TOM BODETT: You hear that all day long?

BABYLON: All that nagging.

SAGAL: Wait a minute. Are you saying to me that maybe he was being mean to the female gorillas because they were just getting up in his grill? Is that what you're saying?

BABYLON: Yes, I am, Peter. Yes, I am.

(LAUGHTER)

O'CONNOR: There's a lot of hostility here.

BODETT: Well, didn't they replace him with a gorilla that breakdances? Didn't I read that?

SAGAL: I did not know that. Is that true?

BODETT: I think that's the second part of the story.

BABYLON: Because everyone knows that's what lady gorillas like, breakdancing.

(LAUGHTER)

O'CONNOR: Well, it beats having him sit around all day, scratching himself and watch ESPN.

(LAUGHTER)

SAGAL: Whoa. Somebody else might need to go to South Carolina.

(LAUGHTER)

SAGAL: Little training there. Kyrie, the Houston Astros set a record just this last week when how many people watched their game on TV on Sunday?

O'CONNOR: None.

SAGAL: Exactly right.

(SOUNDBITE OF BELL)

SAGAL: Zero people watched the game. Just like with Woodstock, years from now people will insist they were one of the people who were not there when the Houston Astros played the Cleveland Indians in late 2013. It got...

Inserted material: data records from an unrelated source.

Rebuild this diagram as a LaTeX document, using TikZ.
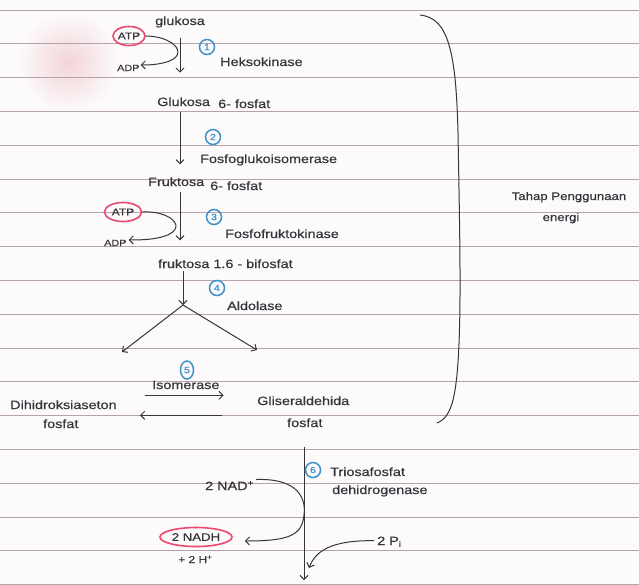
\documentclass[tikz,border=0pt]{standalone}
\usepackage{fontspec}
\setmainfont{Liberation Sans}[FakeStretch=1.2,FakeBold=0.5]
\usetikzlibrary{arrows.meta,shapes.geometric,calc}
\definecolor{ink}{RGB}{55,52,60}
\definecolor{rulec}{RGB}{182,162,170}
\definecolor{pinkred}{RGB}{236,72,112}
\definecolor{blueink}{RGB}{60,145,200}
\definecolor{paper}{RGB}{252,250,250}
\definecolor{smudge}{RGB}{242,212,217}
\begin{document}
\begin{tikzpicture}[x=1pt,y=-1pt,
  txt/.style={text=ink,font=\fontsize{12}{14}\selectfont,inner sep=0pt,anchor=base west},
  ctxt/.style={text=ink,font=\fontsize{12}{14}\selectfont,inner sep=0pt,anchor=base},
  small/.style={text=ink,font=\fontsize{9}{10}\selectfont,inner sep=0pt,anchor=base west},
  arr/.style={draw=ink,line width=1pt,-{Straight Barb[length=4pt,width=8pt]}},
  ln/.style={draw=ink,line width=1pt},
  num/.style={circle,draw=blueink,line width=1.5pt,text=blueink,inner sep=0pt,minimum size=15pt,font=\fontsize{9}{9}\selectfont},
  redov/.style={ellipse,draw=pinkred,line width=1.6pt,inner sep=0pt,text=ink,font=\fontsize{10}{11}\selectfont}]
\fill[paper] (0,0) rectangle (639,584);
\useasboundingbox (0,0) rectangle (639,584);
\shade[inner color=smudge,outer color=paper] (68,62) circle (50);
\foreach \i in {0,...,17} \draw[rulec,line width=0.8pt] (0,{10+33.8*\i}) -- (639,{10+33.8*\i});
\coordinate (sp) at (180,0);
% step 1
\node[txt] (glu) at (155,25) {glukosa};
\node[redov,minimum width=32pt,minimum height=19pt] (atp1) at (129,36) {ATP};
\node[small] (adp1) at (117,71) {ADP};
\node[num] (n1) at (207,47) {1};
\node[txt] (hk) at (220,66) {Heksokinase};
\draw[arr] ($(glu.south -| sp)+(0,10)$) -- ($(glu.south -| sp)+(0,45)$);
\draw[arr] (atp1.east) .. controls (178,36) and (197,62) .. ($(adp1.east)+(9,-3)$) -- ($(adp1.east)+(1,-3)$);
% step 2
\node[txt] (g6pa) at (157,106) {Glukosa};
\node[txt] (g6pb) at (218,108) {6- fosfat};
\node[num] (n2) at (213,137) {2};
\node[txt] (pgi) at (200,163) {Fosfoglukoisomerase};
\draw[arr] ($(g6pa.south -| sp)+(0,6)$) -- ($(g6pa.south -| sp)+(0,58)$);
% step 3
\node[txt] (f6pa) at (148,186) {Fruktosa};
\node[txt] (f6pb) at (210,190) {6- fosfat};
\node[redov,minimum width=37pt,minimum height=19pt] (atp2) at (123,212) {ATP};
\node[small] (adp2) at (104,246) {ADP};
\node[num] (n3) at (214,217) {3};
\node[txt] (pfk) at (225,238) {Fosfofruktokinase};
\draw[arr] ($(f6pa.south -| sp)+(0,6)$) -- ($(f6pa.south -| sp)+(0,54)$);
\draw[arr] (atp2.east) .. controls (178,210) and (197,238) .. ($(adp2.east)+(12,-3)$) -- ($(adp2.east)+(2,-3)$);
% step 4
\node[txt] (fbp) at (158,268) {fruktosa 1.6 - bifosfat};
\node[num] (n4) at (217,288) {4};
\node[txt] (ald) at (227,310) {Aldolase};
\coordinate (fork) at (183,305);
\coordinate (lend) at (122,352);
\coordinate (rend) at (257,350);
\draw[arr] ($(fbp.south -| fork)+(0,3)$) -- (fork);
\draw[arr] (fork) -- (lend);
\draw[arr] (fork) -- (rend);
% step 5
\node[num,ellipse,minimum width=13pt,minimum height=18pt] (n5) at (187,370) {5};
\node[txt] (iso) at (152,389) {Isomerase};
\node[txt] (dhap) at (10,409) {Dihidroksiaseton};
\node[txt] (dhap2) at (43,428) {fosfat};
\node[txt] (gap) at (257,405) {Gliseraldehida};
\node[txt] (gap2) at (287,427) {fosfat};
\draw[arr] ($(iso.south west)+(-7,6)$) -- ($(iso.south east)+(4,6)$);
\draw[arr] ($(iso.south east)+(2,26)$) -- ($(iso.south west)+(-12,26)$);
% bracket
\draw[ln] (420,15) .. controls (448,18) and (456,50) .. (458,133) .. controls (460,250) and (463,360) .. (453,400) .. controls (450,412) and (445,420) .. (437,423);
\node[ctxt,font=\fontsize{11}{13}\selectfont] (tahap) at (569,200) {Tahap Penggunaan};
\node[ctxt,font=\fontsize{11}{13}\selectfont] (energi) at (561,221) {energi};
% step 6
\coordinate (top6) at (304,447);
\coordinate (bot6) at (304,580);
\draw[arr] (top6) -- (bot6);
\node[num] (n6) at (313,470) {6};
\node[txt] (tri) at (330,476) {Triosafosfat};
\node[txt] (deh) at (332,494) {dehidrogenase};
\node[txt] (nad) at (205,490) {2 NAD\textsuperscript{+}};
\node[redov,minimum width=72pt,minimum height=19pt,font=\fontsize{11}{12}\selectfont] (nadh) at (196,537) {2 NADH};
\node[txt,font=\fontsize{10}{12}\selectfont] (hplus) at (178,563) {+ 2 H\textsuperscript{+}};
\node[txt] (pi) at (377,545) {2 P\textsubscript{i}};
\draw[arr] ($(nad.east)+(2,-6)$) .. controls (300,478) and (306,500) .. (304,515) .. controls (302,535) and (290,541) .. ($(nadh.east)+(12,4)$);
\draw[arr] ($(pi.west)+(-3,-1)$) .. controls (330,540) and (315,552) .. (309,568);
\end{tikzpicture}
\end{document}
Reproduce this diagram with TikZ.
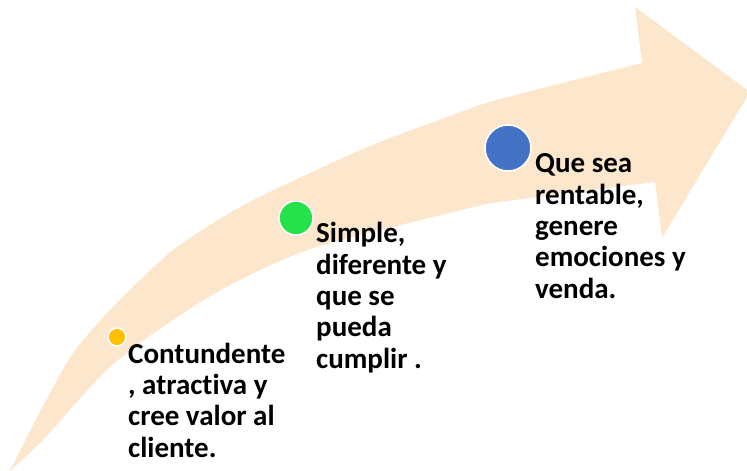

O'CONNOR: It was the kindest thing I could possibly have done.

SAGAL: Yes. It got a Nielsen rating of 0.0, a score industry analysts refer to as a goose egg or a PBS. Now...

(LAUGHTER)

BODETT: Wow. It seems like somebody would have it on just by accident, you know, where you just - like they're...

SAGAL: Like they're flipping through channels and they had a stroke and they were lying there paralyzed and couldn't help but watch the Astros game. That might have happened.

BODETT: Or "Cops" were on early in the day and then you went out to work in the garden and just left the TV on. You know...

BABYLON: Let me get this straight. You mean to tell me that somebody was watching those crappy reality shows, but no one was watching the ballgame?

SAGAL: No one was watching the ballgame.

O'CONNOR: Honestly.

BABYLON: We're in trouble.

O'CONNOR: The Houston Astros is the crappiest reality show in the entire world.